» **OBJECTIVE**: Leave out the pictures and retype only the lines from the opening line to the line that holds "-- ([yshift=-8pt]requester.north east)", both ends included.

» **RAW DATA**:
# # # #
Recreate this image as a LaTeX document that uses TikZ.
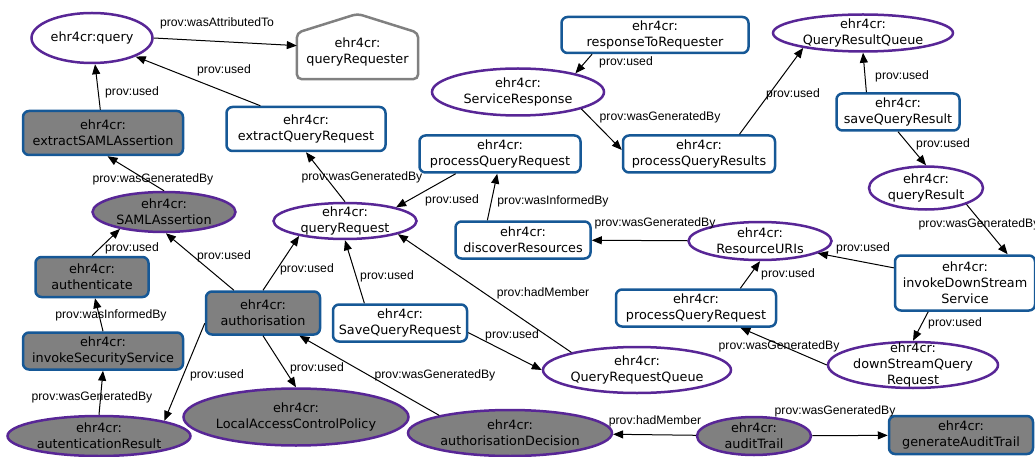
\documentclass[tikz,border=0pt]{standalone}
\usepackage{fontspec}
\setmainfont{DejaVu Sans}
\newfontfamily\labelfont{Liberation Sans}
\usepackage{tikz}
\usetikzlibrary{shapes.geometric,arrows.meta}

\definecolor{entpurple}{RGB}{88,38,150}
\definecolor{actblue}{RGB}{22,88,150}
\definecolor{fillgrey}{RGB}{128,128,128}
\definecolor{agentgrey}{RGB}{128,128,128}

\tikzset{
  entity/.style={ellipse, draw=entpurple, line width=2.5pt, fill=white, inner sep=-10pt,
    align=center, font=\fontsize{12.8}{16}\selectfont},
  activity/.style={rectangle, rounded corners=6pt, draw=actblue, line width=2.5pt, fill=white,
    inner sep=0pt, align=center, font=\fontsize{12.8}{16}\selectfont},
  agent/.style={draw=agentgrey, line width=2.5pt, rounded corners=5pt},
  dark/.style={fill=fillgrey},
  rel/.style={-{Triangle[length=10pt,width=8pt]}, line width=1pt},
  lbl/.style={font=\labelfont\fontsize{12.2}{14}\selectfont, inner sep=0pt}
}

\begin{document}
\begin{tikzpicture}[x=1pt, y=-1pt]
    \useasboundingbox (0,0) rectangle (1035,457);

    \node[entity, minimum width=121, minimum height=50] (query) at (92,38) {ehr4cr:query};
    \node[inner sep=0pt, align=center, font=\fontsize{12.8}{16}\selectfont,
          minimum width=121, minimum height=54] (requester) at (357.5,52) {ehr4cr:\\queryRequester};
    \draw[agent] (requester.south west) -- ([yshift=-8pt]requester.north west) -- ([yshift=11pt]requester.north)
        -- ([yshift=-8pt]requester.north east) -- (requester.south east) -- cycle;

    \node[activity, dark, minimum width=160, minimum height=44] (extSAML) at (103,133) {ehr4cr:\\extractSAMLAssertion};
    \node[activity, minimum width=159, minimum height=44] (extQR) at (306,129) {ehr4cr:\\extractQueryRequest};
    \node[entity, dark, minimum width=143, minimum height=40] (SAML) at (164,212) {ehr4cr:\\SAMLAssertion};
    \node[entity, minimum width=143, minimum height=36] (qReq) at (345,221) {ehr4cr:\\queryRequest};
    \node[activity, minimum width=161, minimum height=37] (pqReqA) at (500,154) {ehr4cr:\\processQueryRequest};
    \node[activity, minimum width=187, minimum height=36] (respTR) at (655,35) {ehr4cr:\\responseToRequester};
    \node[entity, minimum width=172, minimum height=47] (servResp) at (518,92) {ehr4cr:\\ServiceResponse};
    \node[activity, minimum width=152, minimum height=37] (pqRes) at (699,154) {ehr4cr:\\processQueryResults};
    \node[entity, minimum width=180, minimum height=37] (QRQ) at (863,33) {ehr4cr:\\QueryResultQueue};
    \node[activity, minimum width=123, minimum height=37] (saveQR) at (898,112) {ehr4cr:\\saveQueryResult};
    \node[entity, minimum width=114, minimum height=43] (qResult) at (926,188) {ehr4cr:\\queryResult};
    \node[activity, minimum width=140, minimum height=55] (invDS) at (965,283) {ehr4cr:\\invokeDownStream\\Service};
    \node[entity, minimum width=143, minimum height=38] (resURI) at (760,241) {ehr4cr:\\ResourceURIs};
    \node[activity, minimum width=135, minimum height=37] (discRes) at (523,240) {ehr4cr:\\discoverResources};
    \node[activity, minimum width=160, minimum height=37] (pqReqB) at (696,308) {ehr4cr:\\processQueryRequest};
    \node[entity, minimum width=170, minimum height=46] (dsQR) at (913,365) {ehr4cr:\\downStreamQuery\\Request};
    \node[entity, minimum width=188, minimum height=46] (QReqQ) at (637,370) {ehr4cr:\\QueryRequestQueue};
    \node[activity, minimum width=134, minimum height=37] (saveQReq) at (400,323) {ehr4cr:\\SaveQueryRequest};
    \node[activity, dark, minimum width=114, minimum height=43] (author) at (263,313) {ehr4cr:\\authorisation};
    \node[activity, dark, minimum width=113, minimum height=40] (authen) at (92,277) {ehr4cr:\\authenticate};
    \node[activity, dark, minimum width=160, minimum height=37] (invSec) at (103,351) {ehr4cr:\\invokeSecurityService};
    \node[entity, dark, minimum width=183, minimum height=40] (autRes) at (99,436) {ehr4cr:\\autenticationResult};
    \node[entity, dark, minimum width=225, minimum height=57] (LACP) at (296,417) {ehr4cr:\\LocalAccessControlPolicy};
    \node[entity, dark, minimum width=204, minimum height=46] (authDec) at (510,433) {ehr4cr:\\authorisationDecision};
    \node[entity, dark, minimum width=114, minimum height=38] (auditT) at (754,436) {ehr4cr:\\auditTrail};
    \node[activity, dark, minimum width=144, minimum height=38] (genAT) at (961,435) {ehr4cr:\\generateAuditTrail};

    \draw[rel] (query.east) -- (requester.174);
    \draw[rel] (extSAML) -- (query);
    \draw[rel] (extQR.153) -- (query.-23);
    \draw[rel] (SAML.north) -- (extSAML.-79);
    \draw[rel] (qReq.north) -- (extQR.south);
    \draw[rel] (pqReqA.204) -- (qReq.15);
    \draw[rel] (discRes.151) -- (pqReqA.-98);
    \draw[rel] (resURI) -- (discRes);
    \draw[rel] (invDS.168) -- (resURI.-12);
    \draw[rel] (pqReqB.24) -- (resURI.south);
    \draw[rel] (invDS.218) -- (dsQR.north);
    \draw[rel] (dsQR.west) -- (pqReqB.-24);
    \draw[rel] (qResult.-22) -- (invDS.34);
    \draw[rel] (saveQR.148) -- (QRQ.south);
    \draw[rel] (saveQR.south) -- (qResult.north);
    \draw[rel] (pqRes.26) -- (QRQ.194);
    \draw[rel] (servResp.-15) -- (pqRes.177);
    \draw[rel] (respTR.197) -- (servResp.18);
    \draw[rel] (authen.north) -- (SAML.201);
    \draw[rel] (author.142) -- (SAML.-85);
    \draw[rel] (author.north) -- (qReq.198);
    \draw[rel] (invSec.north) -- (authen.-82);
    \draw[rel] (autRes.north) -- (invSec.south);
    \draw[rel] (author.190) -- (autRes.13);
    \draw[rel] (author.south) -- (LACP.north);
    \draw[rel] (authDec.166) -- (author.-32);
    \draw[rel] (saveQReq.151) -- (qReq.south);
    \draw[rel] (saveQReq.-8) -- (QReqQ.west);
    \draw[rel] (QReqQ.165) -- (qReq.-14);
    \draw[rel] (auditT) -- (authDec);
    \draw[rel] (auditT) -- (genAT);

    \node[lbl] (lb1) at (217,23) {prov:wasAttributedTo};
    \node[lbl] (lb2) at (132,92) {prov:used};
    \node[lbl] (lb3) at (224,70) {prov:used};
    \node[lbl] (lb4) at (153,179) {prov:wasGeneratedBy};
    \node[lbl] (lb5) at (362,177) {prov:wasGeneratedBy};
    \node[lbl] (lb6) at (452,200) {prov:used};
    \node[lbl] (lb7) at (553,201) {prov:wasInformedBy};
    \node[lbl] (lb8) at (655,223) {prov:wasGeneratedBy};
    \node[lbl] (lb9) at (863,248) {prov:used};
    \node[lbl] (lb10) at (788,274) {prov:used};
    \node[lbl] (lb11) at (955,323) {prov:used};
    \node[lbl] (lb12) at (779,346) {prov:wasGeneratedBy};
    \node[lbl] (lb13) at (979,224) {prov:wasGeneratedBy};
    \node[lbl] (lb14) at (902,76) {prov:used};
    \node[lbl] (lb15) at (943,144) {prov:used};
    \node[lbl] (lb16) at (793,94) {prov:used};
    \node[lbl] (lb17) at (660,117) {prov:wasGeneratedBy};
    \node[lbl] (lb18) at (626,62) {prov:used};
    \node[lbl] (lb19) at (132,248) {prov:used};
    \node[lbl] (lb20) at (224,256) {prov:used};
    \node[lbl] (lb21) at (307,269) {prov:used};
    \node[lbl] (lb22) at (111,315) {prov:wasInformedBy};
    \node[lbl] (lb23) at (92,397) {prov:wasGeneratedBy};
    \node[lbl] (lb24) at (217,375) {prov:used};
    \node[lbl] (lb25) at (317,368) {prov:used};
    \node[lbl] (lb26) at (435,375) {prov:wasGeneratedBy};
    \node[lbl] (lb27) at (387,276) {prov:used};
    \node[lbl] (lb28) at (512,335) {prov:used};
    \node[lbl] (lb29) at (543,293) {prov:hadMember};
    \node[lbl] (lb30) at (655,421) {prov:hadMember};
    \node[lbl] (lb31) at (835,411) {prov:wasGeneratedBy};
\end{tikzpicture}
\end{document}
# # # #
» **COMPLETE ANSWER**:
Recreate this image as a LaTeX document that uses TikZ.
\documentclass[tikz,border=0pt]{standalone}
\usepackage{fontspec}
\setmainfont{DejaVu Sans}
\newfontfamily\labelfont{Liberation Sans}
\usepackage{tikz}
\usetikzlibrary{shapes.geometric,arrows.meta}

\definecolor{entpurple}{RGB}{88,38,150}
\definecolor{actblue}{RGB}{22,88,150}
\definecolor{fillgrey}{RGB}{128,128,128}
\definecolor{agentgrey}{RGB}{128,128,128}

\tikzset{
  entity/.style={ellipse, draw=entpurple, line width=2.5pt, fill=white, inner sep=-10pt,
    align=center, font=\fontsize{12.8}{16}\selectfont},
  activity/.style={rectangle, rounded corners=6pt, draw=actblue, line width=2.5pt, fill=white,
    inner sep=0pt, align=center, font=\fontsize{12.8}{16}\selectfont},
  agent/.style={draw=agentgrey, line width=2.5pt, rounded corners=5pt},
  dark/.style={fill=fillgrey},
  rel/.style={-{Triangle[length=10pt,width=8pt]}, line width=1pt},
  lbl/.style={font=\labelfont\fontsize{12.2}{14}\selectfont, inner sep=0pt}
}

\begin{document}
\begin{tikzpicture}[x=1pt, y=-1pt]
    \useasboundingbox (0,0) rectangle (1035,457);

    \node[entity, minimum width=121, minimum height=50] (query) at (92,38) {ehr4cr:query};
    \node[inner sep=0pt, align=center, font=\fontsize{12.8}{16}\selectfont,
          minimum width=121, minimum height=54] (requester) at (357.5,52) {ehr4cr:\\queryRequester};
    \draw[agent] (requester.south west) -- ([yshift=-8pt]requester.north west) -- ([yshift=11pt]requester.north)
        -- ([yshift=-8pt]requester.north east) -- (requester.south east) -- cycle;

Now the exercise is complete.